━━━━━ Records

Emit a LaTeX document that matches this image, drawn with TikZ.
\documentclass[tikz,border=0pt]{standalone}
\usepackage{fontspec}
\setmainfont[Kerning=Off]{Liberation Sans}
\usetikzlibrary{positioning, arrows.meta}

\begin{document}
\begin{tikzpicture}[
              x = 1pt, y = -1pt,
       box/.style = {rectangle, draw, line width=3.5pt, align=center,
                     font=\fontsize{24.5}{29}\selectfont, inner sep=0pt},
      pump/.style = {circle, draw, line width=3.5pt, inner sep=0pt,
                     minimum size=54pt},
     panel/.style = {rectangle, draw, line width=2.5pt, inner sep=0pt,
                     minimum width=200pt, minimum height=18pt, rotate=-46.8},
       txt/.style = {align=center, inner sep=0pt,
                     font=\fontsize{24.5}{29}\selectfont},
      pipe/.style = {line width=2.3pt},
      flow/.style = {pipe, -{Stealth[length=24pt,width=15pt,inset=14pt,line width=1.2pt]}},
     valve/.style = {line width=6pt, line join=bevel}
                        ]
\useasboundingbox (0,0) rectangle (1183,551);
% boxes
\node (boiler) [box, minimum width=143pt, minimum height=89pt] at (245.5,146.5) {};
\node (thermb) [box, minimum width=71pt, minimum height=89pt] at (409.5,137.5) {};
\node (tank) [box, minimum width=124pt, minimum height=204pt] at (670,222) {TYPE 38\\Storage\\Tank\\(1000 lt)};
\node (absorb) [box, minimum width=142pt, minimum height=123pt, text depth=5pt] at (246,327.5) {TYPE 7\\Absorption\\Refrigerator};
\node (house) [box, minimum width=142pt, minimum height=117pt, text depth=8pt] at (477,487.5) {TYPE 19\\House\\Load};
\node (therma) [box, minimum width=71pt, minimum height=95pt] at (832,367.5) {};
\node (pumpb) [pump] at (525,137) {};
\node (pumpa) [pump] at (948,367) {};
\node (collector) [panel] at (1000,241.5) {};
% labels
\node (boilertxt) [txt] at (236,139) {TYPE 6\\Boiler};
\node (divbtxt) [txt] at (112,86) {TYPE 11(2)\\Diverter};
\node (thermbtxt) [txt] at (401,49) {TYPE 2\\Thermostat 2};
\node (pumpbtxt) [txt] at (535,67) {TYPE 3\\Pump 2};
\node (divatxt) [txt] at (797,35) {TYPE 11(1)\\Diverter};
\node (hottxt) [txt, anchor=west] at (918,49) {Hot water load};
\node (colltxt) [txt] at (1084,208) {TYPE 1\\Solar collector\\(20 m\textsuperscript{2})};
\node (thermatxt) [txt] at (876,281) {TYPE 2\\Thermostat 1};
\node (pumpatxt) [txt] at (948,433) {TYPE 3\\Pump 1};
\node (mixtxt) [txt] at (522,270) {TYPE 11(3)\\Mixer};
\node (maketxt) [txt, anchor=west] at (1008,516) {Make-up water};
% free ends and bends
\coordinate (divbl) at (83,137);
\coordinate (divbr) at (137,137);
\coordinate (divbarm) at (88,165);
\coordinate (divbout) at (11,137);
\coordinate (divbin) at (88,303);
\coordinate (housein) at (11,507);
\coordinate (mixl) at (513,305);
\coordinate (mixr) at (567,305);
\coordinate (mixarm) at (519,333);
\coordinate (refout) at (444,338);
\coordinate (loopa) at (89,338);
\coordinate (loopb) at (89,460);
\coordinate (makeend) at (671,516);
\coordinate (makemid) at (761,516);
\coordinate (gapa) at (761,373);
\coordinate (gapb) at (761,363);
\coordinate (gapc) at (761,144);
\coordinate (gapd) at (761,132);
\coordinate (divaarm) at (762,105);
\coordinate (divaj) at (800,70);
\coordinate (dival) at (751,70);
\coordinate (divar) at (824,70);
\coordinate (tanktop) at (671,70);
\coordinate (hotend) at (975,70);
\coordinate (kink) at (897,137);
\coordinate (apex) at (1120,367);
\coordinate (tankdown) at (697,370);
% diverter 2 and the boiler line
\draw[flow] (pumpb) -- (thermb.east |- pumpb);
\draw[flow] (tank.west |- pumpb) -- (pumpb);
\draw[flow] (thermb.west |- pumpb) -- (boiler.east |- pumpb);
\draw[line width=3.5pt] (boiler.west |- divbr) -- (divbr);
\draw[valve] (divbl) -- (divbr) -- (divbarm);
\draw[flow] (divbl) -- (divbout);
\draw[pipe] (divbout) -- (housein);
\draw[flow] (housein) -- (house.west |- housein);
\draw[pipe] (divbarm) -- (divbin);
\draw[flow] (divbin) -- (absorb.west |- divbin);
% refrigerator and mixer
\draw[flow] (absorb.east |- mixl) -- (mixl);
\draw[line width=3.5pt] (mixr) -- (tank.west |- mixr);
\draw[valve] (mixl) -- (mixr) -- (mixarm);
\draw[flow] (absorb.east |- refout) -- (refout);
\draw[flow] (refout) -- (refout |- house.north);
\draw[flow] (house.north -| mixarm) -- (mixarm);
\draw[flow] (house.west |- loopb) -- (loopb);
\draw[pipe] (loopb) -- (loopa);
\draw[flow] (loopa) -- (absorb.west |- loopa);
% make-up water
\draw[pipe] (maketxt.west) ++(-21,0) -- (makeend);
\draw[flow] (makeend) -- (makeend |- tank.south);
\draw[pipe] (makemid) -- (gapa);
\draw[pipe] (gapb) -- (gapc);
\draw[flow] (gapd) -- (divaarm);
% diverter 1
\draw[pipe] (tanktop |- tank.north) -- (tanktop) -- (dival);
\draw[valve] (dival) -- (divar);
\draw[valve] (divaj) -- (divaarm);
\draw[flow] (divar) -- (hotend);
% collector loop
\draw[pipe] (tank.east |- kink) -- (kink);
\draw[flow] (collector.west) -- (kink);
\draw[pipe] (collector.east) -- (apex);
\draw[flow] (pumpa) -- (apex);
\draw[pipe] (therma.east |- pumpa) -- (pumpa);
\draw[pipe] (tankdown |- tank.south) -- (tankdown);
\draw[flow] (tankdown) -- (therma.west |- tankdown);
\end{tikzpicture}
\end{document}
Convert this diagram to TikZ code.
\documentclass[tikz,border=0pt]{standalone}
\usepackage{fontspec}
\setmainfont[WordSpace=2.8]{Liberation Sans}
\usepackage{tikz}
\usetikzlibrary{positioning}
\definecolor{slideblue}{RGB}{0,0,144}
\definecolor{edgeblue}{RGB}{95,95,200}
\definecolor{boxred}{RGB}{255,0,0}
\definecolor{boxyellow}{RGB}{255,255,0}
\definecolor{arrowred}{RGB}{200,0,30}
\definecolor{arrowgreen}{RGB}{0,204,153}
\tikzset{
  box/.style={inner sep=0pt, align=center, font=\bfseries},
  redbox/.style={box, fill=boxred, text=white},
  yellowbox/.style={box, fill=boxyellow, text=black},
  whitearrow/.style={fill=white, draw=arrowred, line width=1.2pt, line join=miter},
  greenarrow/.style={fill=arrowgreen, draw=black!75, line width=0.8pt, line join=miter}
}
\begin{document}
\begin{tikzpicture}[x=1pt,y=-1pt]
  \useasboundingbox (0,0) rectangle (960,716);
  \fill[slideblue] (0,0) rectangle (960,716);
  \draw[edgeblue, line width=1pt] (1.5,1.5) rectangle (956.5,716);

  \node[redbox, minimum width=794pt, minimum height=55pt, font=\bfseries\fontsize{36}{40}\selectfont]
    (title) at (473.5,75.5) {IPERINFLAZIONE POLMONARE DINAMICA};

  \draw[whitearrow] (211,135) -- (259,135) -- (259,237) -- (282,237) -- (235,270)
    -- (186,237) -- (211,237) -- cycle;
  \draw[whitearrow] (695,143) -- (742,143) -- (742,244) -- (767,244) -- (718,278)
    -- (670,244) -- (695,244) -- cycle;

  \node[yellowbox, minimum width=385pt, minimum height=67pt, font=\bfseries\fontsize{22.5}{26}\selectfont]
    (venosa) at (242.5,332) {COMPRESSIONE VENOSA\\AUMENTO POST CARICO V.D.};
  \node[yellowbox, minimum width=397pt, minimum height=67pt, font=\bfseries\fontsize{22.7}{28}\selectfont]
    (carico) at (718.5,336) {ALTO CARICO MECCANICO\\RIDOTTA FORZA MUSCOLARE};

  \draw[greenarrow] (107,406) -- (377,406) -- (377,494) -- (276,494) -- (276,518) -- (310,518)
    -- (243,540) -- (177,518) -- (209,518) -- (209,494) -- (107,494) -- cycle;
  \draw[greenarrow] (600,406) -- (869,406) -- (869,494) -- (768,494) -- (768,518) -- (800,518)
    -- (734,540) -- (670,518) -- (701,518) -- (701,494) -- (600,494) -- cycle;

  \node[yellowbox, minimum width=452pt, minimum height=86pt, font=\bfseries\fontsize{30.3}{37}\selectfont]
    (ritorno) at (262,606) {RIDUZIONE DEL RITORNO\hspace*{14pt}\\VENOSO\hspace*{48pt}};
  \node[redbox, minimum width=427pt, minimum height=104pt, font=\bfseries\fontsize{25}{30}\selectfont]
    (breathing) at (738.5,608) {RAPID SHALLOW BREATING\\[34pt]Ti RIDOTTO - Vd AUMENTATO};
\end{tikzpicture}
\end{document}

━━━━━━━━━━

__Exercise requirements__
Lines that include the word "this" are to be extracted from the data above.

__Worked solution__
Emit a LaTeX document that matches this image, drawn with TikZ.
Convert this diagram to TikZ code.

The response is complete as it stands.